Promotional issues could spoil the prospects of other fights occurring. Tyson Fury and David Price would be a behemoth of a British heavyweight title clash should it happen, and Carl Frampton and Scott Quigg would get pulses racing were they to finally meet. Past rivalries such as George Groves-James DeGale and Nathan Cleverly-Tony Bellew are also in need of greater resolution following close exchanges first time around. The chances are the majority of these fights will end up in the melting pot throughout this year, though they could be ready to order come 2014.

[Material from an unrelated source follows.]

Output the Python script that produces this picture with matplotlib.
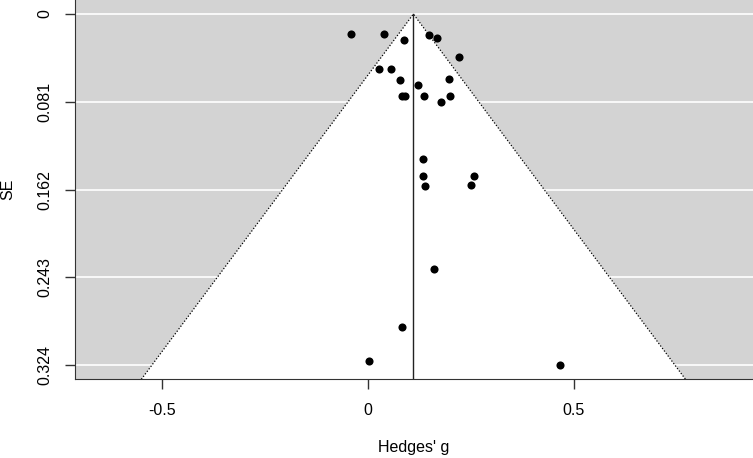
import matplotlib.pyplot as plt
import numpy as np

plt.rcParams['font.family'] = ['Liberation Sans', 'DejaVu Sans']
plt.rcParams['font.size'] = 11.5

# effect sizes (Hedges' g) and standard errors
g_vals = [-0.041, 0.039, 0.088, 0.149, 0.169, 0.222, 0.027, 0.057, 0.078, 0.122,
          0.197, 0.084, 0.090, 0.137, 0.199, 0.177, 0.134, 0.134, 0.138, 0.258,
          0.251, 0.161, 0.084, 0.004, 0.467]
se_vals = [0.0185, 0.0185, 0.0237, 0.0190, 0.0225, 0.0398, 0.0509, 0.0509, 0.0610, 0.0653,
           0.0595, 0.0754, 0.0754, 0.0754, 0.0754, 0.0810, 0.1334, 0.1491, 0.1590, 0.1491,
           0.1575, 0.2354, 0.2890, 0.3199, 0.324]
pooled = 0.1107
se_max = 0.324
y_ticks = [0, 0.081, 0.162, 0.243, 0.324]
y_ticklabels = ['0', '0.081', '0.162', '0.243', '0.324']
x_ticks = [-0.5, 0, 0.5]
x_ticklabels = ['-0.5', '0', '0.5']

fig = plt.figure(figsize=(7.53, 4.58), dpi=100)
ax = fig.add_axes([74.7 / 753, 1 - 379.3 / 458, 1 - 74.7 / 753, 379.3 / 458])

pad = se_max * 0.04
y_lo, y_hi = -pad, se_max + pad
ax.set_xlim(-0.7115, 0.935)
ax.set_ylim(y_hi, y_lo)

ax.set_facecolor('#d3d3d3')
for t in y_ticks:
    ax.axhline(t, color='white', lw=1.2, zorder=1)

# pseudo confidence region
half = 1.96 * y_hi
fx = [pooled - half, pooled, pooled + half]
fy = [y_hi, 0, y_hi]
ax.fill(fx, fy, color='white', zorder=2, lw=0)
ax.plot(fx, fy, color='black', ls=(0, (1, 1.5)), lw=0.9, zorder=3)
ax.plot([pooled, pooled], [0, y_hi], color='#222222', lw=1, zorder=3)

ax.scatter(g_vals, se_vals, s=34, color='black', zorder=4, lw=0)

ax.spines['top'].set_visible(False)
ax.spines['right'].set_visible(False)
ax.spines['left'].set_color('#333333')
ax.spines['bottom'].set_color('#333333')

ax.set_xticks(x_ticks)
ax.set_xticklabels(x_ticklabels)
ax.set_yticks(y_ticks)
ax.set_yticklabels(y_ticklabels, rotation=90, va='center')
ax.tick_params(axis='both', length=7, width=1, color='#333333')
ax.tick_params(axis='x', pad=10)
ax.tick_params(axis='y', pad=9)

ax.set_xlabel("Hedges' g", labelpad=16)
ax.set_ylabel('SE', labelpad=16)

fig.savefig('out.png', dpi=100)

On the whole though, British boxing is in good health. Multiple television channels are interested in showing the sport, BoxNation provides a dedicated and improving coverage, amateur support has increased, there are many quality prospects on the way up or on the verge of a world title shot and the country is in possession of one of the realest titleholders in the sport in Carl Froch.
Perhaps those oracles of doom who foretold of the sport’s imminent demise should give their glasses a clean, because boxing in Britain is still here and far from flatlining any time soon. Perhaps with the aforementioned fights to look forward to, come the end of 2013, the heart of this sport may well be beating faster than ever.